18.12.2019, Laurianne Altwegg et Elliot Romano
À l’heure de la transition énergétique, que valent les produits verts et que consomme-t-on réellement?
L’électricité est souvent présentée comme une énergie propre, comprenez par là «décarbonée». Surtout en Suisse où la production ne provient qu’à 5% de centrales thermiques. Le reste se répartit à hauteur de 55% pour l’hydraulique, 36% pour le nucléaire et 4% sont issus de sources renouvelables: bois, biogaz, solaire, éolien. Dans les faits, on oublie que ce que l’on produit ne correspond pas à ce que l’on consomme. Comme l’électricité se stocke peu, à part dans les lacs, il est nécessaire d’équilibrer constamment le réseau entre offre et demande pour éviter le tant redouté «black-out». L’électricité doit circuler en permanence et, le réseau étant interconnecté avec celui de nos voisins, des échanges s’opèrent avec toute l’Europe.

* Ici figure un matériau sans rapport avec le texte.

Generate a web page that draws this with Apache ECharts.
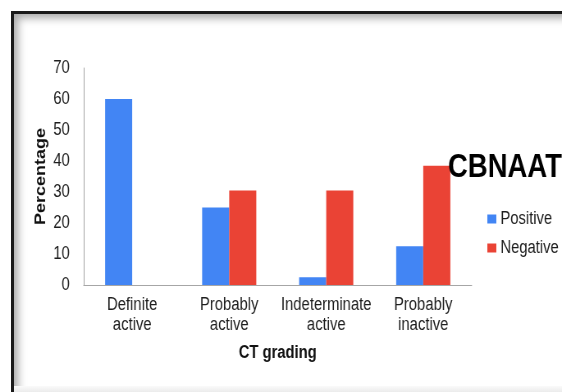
<!DOCTYPE html>
<html>
<head>
<meta charset="utf-8">
<script src="https://cdn.jsdelivr.net/npm/echarts@6/dist/echarts.min.js"></script>
<style>
  html, body { margin: 0; padding: 0; background: #fff; }
  #wrap { position: relative; width: 562px; height: 392px; overflow: hidden; background: #fff; }
  /* the chart is laid out wider and squeezed horizontally to fit the slide */
  #chart {
    position: absolute; left: 0; top: 0; width: 685px; height: 392px;
    transform: scaleX(0.8204); transform-origin: 0 0;
  }
  /* slide frame: dark top/left edge with a soft inner shadow */
  #frame {
    position: absolute; left: 11px; top: 11px; width: 600px; height: 420px;
    border-top: 3px solid #1a1a1a; border-left: 3px solid #1a1a1a;
    box-shadow: inset 7px 7px 8px -3px rgba(0,0,0,0.35);
    pointer-events: none;
  }
  #foot {
    position: absolute; left: 14px; right: 0; bottom: 0; height: 6px;
    background: linear-gradient(#fafafa, #ebebeb);
    pointer-events: none;
  }
</style>
</head>
<body>
<div id="wrap">
  <div id="chart"></div>
  <div id="frame"></div>
  <div id="foot"></div>
</div>
<script>
// CT grading categories and CBNAAT result percentages
const categories = ['Definite\nactive', 'Probably\nactive', 'Indeterminate\nactive', 'Probably\ninactive'];
const positiveValues = [60, 25, 2.5, 12.5];
const negativeValues = [0, 30.5, 30.5, 38.5];
const yTicks = { min: 0, max: 70, interval: 10 };

const FONT = '"Liberation Sans", Arial, sans-serif';

const chart = echarts.init(document.getElementById('chart'), null, { renderer: 'canvas', width: 685, height: 392 });
chart.setOption({
  animation: false,
  backgroundColor: 'transparent',
  textStyle: { fontFamily: FONT },
  title: {
    text: 'CBNAAT',
    left: 541,
    top: 146,
    textStyle: { fontFamily: FONT, fontSize: 33.5, fontWeight: 'bold', color: '#000' }
  },
  legend: {
    orient: 'vertical',
    left: 589,
    top: 205,
    itemWidth: 11,
    itemHeight: 9,
    itemGap: 11,
    icon: 'rect',
    textStyle: { fontFamily: FONT, fontSize: 18, color: '#1e1e1e' },
    data: ['Positive', 'Negative']
  },
  grid: { left: 102, right: 110, top: 68, bottom: 107, containLabel: false },
  xAxis: {
    type: 'category',
    data: categories,
    name: 'CT grading',
    nameLocation: 'middle',
    nameGap: 59,
    nameMoveOverlap: false,
    nameTextStyle: { fontFamily: FONT, fontSize: 18, fontWeight: 'bold', color: '#111' },
    axisLine: { show: true, lineStyle: { color: '#a6a6a6', width: 1 } },
    axisTick: { show: false },
    axisLabel: { fontFamily: FONT, fontSize: 18, color: '#1e1e1e', lineHeight: 20, margin: 10, interval: 0 }
  },
  yAxis: {
    type: 'value',
    min: yTicks.min,
    max: yTicks.max,
    interval: yTicks.interval,
    name: 'Percentage',
    nameLocation: 'middle',
    nameGap: 43,
    nameMoveOverlap: false,
    nameTextStyle: { fontFamily: FONT, fontSize: 18, fontWeight: 'bold', color: '#111' },
    axisLine: { show: true, lineStyle: { color: '#a6a6a6', width: 1 } },
    axisTick: { show: false },
    splitLine: { show: false },
    axisLabel: { fontFamily: FONT, fontSize: 18, color: '#1e1e1e', margin: 17 }
  },
  series: [
    {
      name: 'Positive',
      type: 'bar',
      data: positiveValues,
      barWidth: 33,
      barGap: '0%',
      itemStyle: { color: '#4285f4' }
    },
    {
      name: 'Negative',
      type: 'bar',
      data: negativeValues,
      barWidth: 33,
      itemStyle: { color: '#ea4335' }
    }
  ]
});
</script>
</body>
</html>
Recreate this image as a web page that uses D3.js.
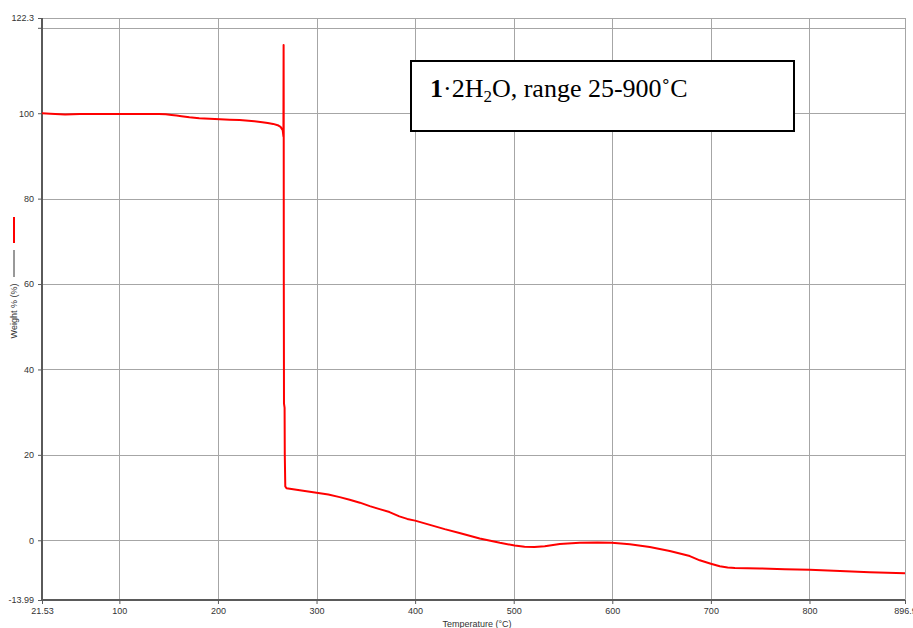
<!DOCTYPE html>
<html>
<head>
<meta charset="utf-8">
<script src="https://cdn.jsdelivr.net/npm/d3@7"></script>
<style>
  html, body { margin: 0; padding: 0; background: #fff; }
  svg { display: block; }
</style>
</head>
<body>
<svg id="chart" width="913" height="628"></svg>
<script>
// TGA trace of 1·2H2O: temperature (°C) and weight (%)
const temperature = [21.5, 30, 45, 60, 80, 100, 120, 140, 147, 153, 158, 163, 171, 181, 191.6, 202, 212, 222, 237, 245, 250.5, 256, 260.6, 263.5, 265.7, 266.4, 266.6, 266.7, 266.8, 267.0, 267.6, 267.8, 268.3, 269.5, 283, 300, 312, 323.5, 333.6, 344, 354, 364, 374, 384, 392, 400, 415, 430, 445, 465.5, 486, 501, 511, 521, 531.5, 546.7, 567, 585, 599.5, 617.8, 638, 658.3, 678.6, 688.7, 700, 709, 717, 724.4, 749.7, 775, 800, 831, 861, 896.9];
const weight      = [100.0, 99.9, 99.7, 99.8, 99.8, 99.8, 99.8, 99.8, 99.75, 99.6, 99.45, 99.3, 99.05, 98.85, 98.7, 98.6, 98.5, 98.4, 98.1, 97.9, 97.7, 97.5, 97.2, 96.8, 96.0, 94.6, 116.0, 102.6, 60.0, 32.0, 31.0, 20.0, 12.6, 12.2, 11.7, 11.1, 10.7, 10.1, 9.5, 8.8, 8.0, 7.3, 6.6, 5.6, 5.0, 4.6, 3.6, 2.6, 1.7, 0.4, -0.6, -1.25, -1.5, -1.55, -1.4, -0.9, -0.6, -0.55, -0.6, -0.95, -1.6, -2.5, -3.7, -4.7, -5.5, -6.1, -6.4, -6.5, -6.6, -6.8, -6.9, -7.2, -7.5, -7.7];

const xDomain = [21.53, 896.9];
const yDomain = [-13.99, 122.3];
const xTicks = [21.53, 100, 200, 300, 400, 500, 600, 700, 800, 896.9];
const xGrid = [100, 200, 300, 400, 500, 600, 700, 800];
const yTicks = [-13.99, 0, 20, 40, 60, 80, 100, 120, 122.3];
const yTickLabels = ["-13.99", "0", "20", "40", "60", "80", "100", "", "122.3"];
const yGrid = [0, 20, 40, 60, 80, 100, 120];

const title = "range 25-900˚C";

const svg = d3.select("#chart");
const plotLeft = 42, plotRight = 905, plotTop = 18, plotBottom = 600;

const x = d3.scaleLinear().domain(xDomain).range([plotLeft, plotRight]);
const y = d3.scaleLinear().domain(yDomain).range([plotBottom, plotTop]);

// grid
const grid = svg.append("g").attr("stroke", "#a6a6a6").attr("stroke-width", 1).attr("shape-rendering", "crispEdges");
grid.selectAll("line.v").data(xGrid).join("line").attr("class", "v")
  .attr("x1", d => Math.round(x(d)) + 0.5).attr("x2", d => Math.round(x(d)) + 0.5)
  .attr("y1", plotTop).attr("y2", plotBottom);
grid.selectAll("line.h").data(yGrid).join("line").attr("class", "h")
  .attr("x1", plotLeft).attr("x2", plotRight)
  .attr("y1", d => Math.round(y(d)) + 0.5).attr("y2", d => Math.round(y(d)) + 0.5);

// frame: top and right edges
svg.append("line").attr("x1", plotLeft).attr("x2", plotRight).attr("y1", plotTop + 0.5).attr("y2", plotTop + 0.5)
  .attr("stroke", "#a6a6a6").attr("shape-rendering", "crispEdges");
svg.append("line").attr("x1", plotRight + 0.5).attr("x2", plotRight + 0.5).attr("y1", plotTop).attr("y2", plotBottom)
  .attr("stroke", "#a6a6a6").attr("shape-rendering", "crispEdges");

// axes
const yAxis = d3.axisLeft(y).tickValues(yTicks).tickSize(4).tickPadding(4)
  .tickFormat((d, i) => yTickLabels[i]);
const xAxis = d3.axisBottom(x).tickValues(xTicks).tickSize(4).tickPadding(4)
  .tickFormat(d => d3.format("")(d));

const gy = svg.append("g").attr("transform", `translate(${plotLeft},0)`).call(yAxis);
const gx = svg.append("g").attr("transform", `translate(0,${plotBottom})`).call(xAxis);
[gx, gy].forEach(g => {
  g.select(".domain").attr("stroke", "#5a5a5a").attr("stroke-width", 2);
  g.selectAll(".tick line").attr("stroke", "#5a5a5a");
  g.selectAll(".tick text").attr("fill", "#333").attr("font-family", "Liberation Sans, Arial, sans-serif").attr("font-size", 9);
});
gy.select(".domain").attr("d", `M0,${plotTop}V${plotBottom}`);
gx.select(".domain").attr("d", `M${plotLeft},0H${plotRight}`);

// axis titles
svg.append("text").attr("x", 477).attr("y", 627).attr("text-anchor", "middle")
  .attr("font-family", "Liberation Sans, Arial, sans-serif").attr("font-size", 9).attr("fill", "#333")
  .text("Temperature (°C)");
svg.append("text").attr("transform", "translate(17,311) rotate(-90)").attr("text-anchor", "middle")
  .attr("font-family", "Liberation Sans, Arial, sans-serif").attr("font-size", 9).attr("fill", "#333")
  .text("Weight % (%)");
svg.append("line").attr("x1", 14).attr("x2", 14).attr("y1", 250).attr("y2", 277).attr("stroke", "#333").attr("stroke-width", 1);
svg.append("line").attr("x1", 14).attr("x2", 14).attr("y1", 217).attr("y2", 243).attr("stroke", "#ff0000").attr("stroke-width", 2);

// weight curve
const data = temperature.map((t, i) => [t, weight[i]]);
svg.append("path").datum(data)
  .attr("fill", "none").attr("stroke", "#ff0000").attr("stroke-width", 2).attr("stroke-linejoin", "round")
  .attr("d", d3.line().x(d => x(d[0])).y(d => y(d[1])));

// annotation box
const box = svg.append("g");
box.append("rect").attr("x", 411).attr("y", 61).attr("width", 383).attr("height", 70)
  .attr("fill", "#fff").attr("stroke", "#000").attr("stroke-width", 2);
const t = box.append("text").attr("x", 430).attr("y", 97)
  .attr("font-family", "Liberation Serif, Times New Roman, serif").attr("font-size", 26).attr("fill", "#000");
t.append("tspan").attr("font-weight", "bold").text("1");
t.append("tspan").text("·2H");
t.append("tspan").attr("font-size", 17).attr("dy", 5).text("2");
t.append("tspan").attr("dy", -5).text("O, " + title);
</script>
</body>
</html>
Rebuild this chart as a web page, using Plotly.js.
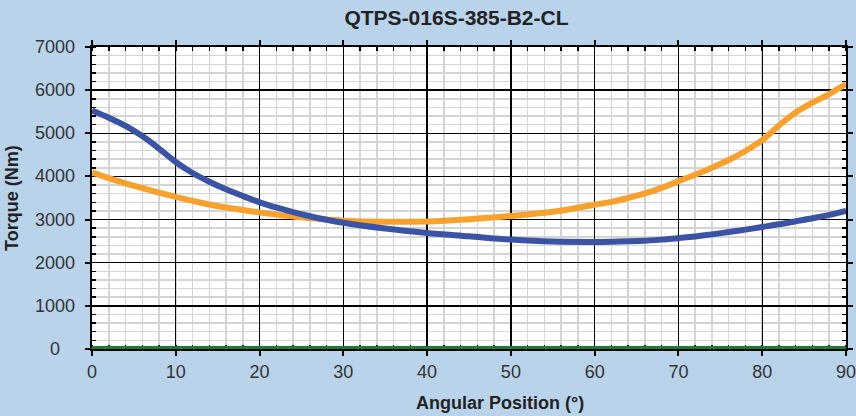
<!DOCTYPE html>
<html>
<head>
<meta charset="utf-8">
<script src="https://cdn.plot.ly/plotly-3.0.1.min.js"></script>
<style>html,body{margin:0;padding:0;background:#b9d4ea;}#chart{width:856px;height:416px;}</style>
</head>
<body>
<div id="chart"></div>
<script>
const angle = [0,2,4,6,8,10,12,14,16,18,20,22,24,26,28,30,35,40,45,50,55,60,62,64,66,68,70,72,74,76,78,80,82,84,86,88,90];
const torqueBlue = [5527,5360,5170,4935,4645,4335,4080,3878,3702,3545,3400,3280,3172,3078,2995,2925,2791,2690,2613,2536,2489,2481,2486,2496,2512,2535,2570,2610,2657,2710,2767,2829,2891,2961,3031,3109,3202];
const torqueOrange = [4093,3960,3840,3730,3625,3525,3432,3350,3280,3220,3165,3115,3070,3035,3002,2975,2948,2958,3010,3085,3180,3345,3411,3500,3605,3736,3891,4039,4202,4380,4590,4840,5180,5480,5710,5910,6140];
const baseX = [0,90];
const baseY = [0,0];
const yTicks = [0,1000,2000,3000,4000,5000,6000,7000];
const chartTitle = 'QTPS-016S-385-B2-CL';
const xTitle = 'Angular Position (°)';
const yTitle = 'Torque (Nm)';

const font = 'Liberation Sans, Arial, sans-serif';
const W = 856, H = 416, L = 92, R = 10, T = 47, B = 67;
const PW = W - L - R;
const traces = [
  {x: baseX, y: baseY, mode: 'lines', line: {color: '#1e7a34', width: 6}, cliponaxis: false, hoverinfo: 'skip'},
  {x: angle, y: torqueOrange, mode: 'lines', line: {color: '#f9a12d', width: 6, shape: 'spline', smoothing: 1}},
  {x: angle, y: torqueBlue, mode: 'lines', line: {color: '#3a53a4', width: 6, shape: 'spline', smoothing: 1}}
];
const axisCommon = {
  showline: true, linecolor: '#000', linewidth: 2, mirror: 'ticks',
  ticks: 'outside', ticklen: 5, tickcolor: '#000', tickwidth: 2,
  showgrid: true, gridcolor: '#000', gridwidth: 1.4,
  zeroline: false, layer: 'below traces',
};
const annotations = yTicks.map(v => ({
  xref: 'paper', yref: 'y', x: (55 - L) / PW, y: v, xanchor: 'center', yanchor: 'middle',
  text: String(v), showarrow: false, font: {family: font, size: 18, color: '#333'}
}));
annotations.push({
  xref: 'paper', yref: 'paper', x: (500 - L) / PW, y: -(403 - (H - B)) / (H - T - B),
  xanchor: 'center', yanchor: 'middle', text: '<b>' + xTitle + '</b>', showarrow: false,
  font: {family: font, size: 18, color: '#222'}
});
annotations.push({
  xref: 'paper', yref: 'paper', x: (12 - L) / PW, y: 0.5, textangle: -90,
  xanchor: 'center', yanchor: 'middle', text: '<b>' + yTitle + '</b>', showarrow: false,
  font: {family: font, size: 18, color: '#222'}
});
const layout = {
  width: W, height: H,
  paper_bgcolor: '#b9d4ea', plot_bgcolor: '#ffffff',
  margin: {l: L, r: R, t: T, b: B},
  showlegend: false,
  title: {text: '<b>' + chartTitle + '</b>', font: {family: font, size: 21, color: '#222'},
          xref: 'paper', x: (456.5 - L) / PW, xanchor: 'center', yref: 'container', y: 1 - 18 / H, yanchor: 'middle'},
  xaxis: Object.assign({}, axisCommon, {
    range: [0, 90], dtick: 10, tick0: 0, ticklabeloverflow: 'allow',
    tickfont: {family: font, size: 18, color: '#333'},
    minor: {dtick: 2, showgrid: true, gridcolor: '#d4d4d4', gridwidth: 1.5, ticks: 'inside', ticklen: 4, tickcolor: '#000', tickwidth: 1.5}
  }),
  yaxis: Object.assign({}, axisCommon, {
    range: [0, 7000], dtick: 1000, tick0: 0, showticklabels: false,
    minor: {dtick: 200, showgrid: true, gridcolor: '#d4d4d4', gridwidth: 1.5, ticks: 'inside', ticklen: 4, tickcolor: '#000', tickwidth: 1.5}
  }),
  annotations: annotations
};
Plotly.newPlot('chart', traces, layout, {displayModeBar: false, staticPlot: true});
</script>
</body>
</html>
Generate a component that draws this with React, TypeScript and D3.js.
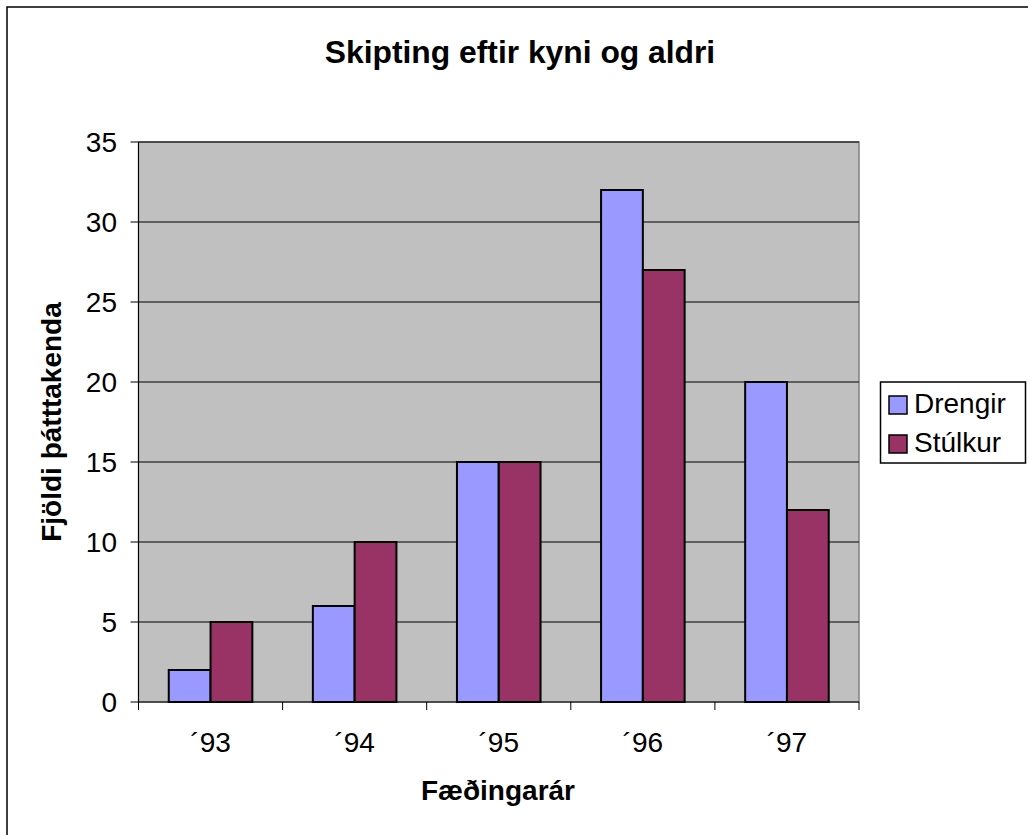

Dont la production va de l’éolien au charbon.
Voilà pourquoi opter pour un produit «vert» contribue certes au développement de telles énergies, mais ne permet en rien de consommer un électron plus propre que celui du voisin de palier qui aurait décidé de rester à l’énergie grise non labellisée. Choisir ce type de produit garantit uniquement que l’équivalent de sa consommation sera produit à partir de sources hydraulique, solaire, éolienne et injecté dans le réseau européen.
Marquage et transparence
Grâce au système des «garanties d’origine» (GO), on s’assure ensuite qu’un kilowattheure (kWh) de courant solaire, par exemple, n’est pas vendu à double au consommateur. A chaque volume d’électricité produit par une installation, renouvelable ou non, est en effet adossé un volume de GO correspondant. Ces certificats sont développés à l’échelle européenne dans le but de soutenir les investissements dans les énergies renouvelables. Selon la Loi suisse sur l’énergie, chaque fournisseur doit non seulement approvisionner ses clients en énergie, mais aussi la «marquer» au moyen des GO. Au total, ces garanties doivent correspondre exactement au mix énergétique fourni par l’entreprise. Chaque client reçoit cette information au moins une fois par an; il peut aussi s’informer directement sur la plate-forme marquage-electricite.ch. Le système confère certes une meilleure traçabilité du courant utilisé. Toutefois, il est loin d’être aussi transparent qu’il y paraît. Car contrairement à l’électricité qui est obligatoirement produite en même temps qu’elle est consommée, les GO ne garantissent pas une concomitance de la production avec l’utilisation. De plus, elles peuvent aussi provenir de sites sans lien avec le fournisseur. Tout comme des instruments financiers, elles sont négociées sur des places de marché. Cela implique que l’électricité consommée à un moment donné peut être marquée par un certificat associé à un volume d’électricité produit à un autre moment de l’année. C’est ainsi qu’on profite de l’énergie solaire en plein cœur d’une nuit hivernale. Ces mécanismes cachent ainsi la réelle empreinte environnementale de l’électricité consommée en Suisse, ce que certains fournisseurs ont bien compris en vantant la durabilité de leur approvisionnement auprès de leurs clients.
En clair, si la production indigène est effectivement peu carbonée – 28g d’équivalent CO2 par kWh (notés CO2-eq/kWh) selon des études mandatées par l’OFEV – le bilan s’alourdit lorsque l’on s’intéresse à la somme des importations et exportations de courant en provenance ou vers des pays avoisinants disposant de mix de production à forte teneur en carbone. Celle-ci n’est pas anodine puisqu’elle représentait 66 milliards de kWh en 2018 pour une consommation annuelle de 57,6 milliards de kWh, selon les chiffres de l’OFEN.
Connaître son impact réel
Une méthodologie permettant de mieux prendre en compte ces échanges d’électricité et de mettre en lumière l’impact environnemental de notre consommation a d’ailleurs récemment été développée dans le cadre d’études récentes de l’Université de Genève et de l’Ecole polytechnique fédérale de Lausanne. Si les approches de ces institutions diffèrent, leurs résultats sont très proches: les émissions de CO2 liées à la consommation électrique suisse sont estimées à environ 200g CO2-eq/kWh. En clair, un sixième de la consommation suisse serait issu des centrales à charbon allemandes. Rien d’étonnant au final quand on sait que la Suisse est particulièrement dépendante des importations en hiver, lorsque l’hydraulique est au plus bas et qu’elle importe massivement son courant de France et d’Allemagne.
Une meilleure transparence du mécanisme des GO pour améliorer la représentativité de l’empreinte environnementale de l’électricité serait donc bienvenue. Sans quoi les fournisseurs continueront à exploiter les limites du système, et le particulier sera toujours incité à investir dans des produits d’électricité verte, sans pour autant connaître le véritable impact de sa consommation sur l’environnement.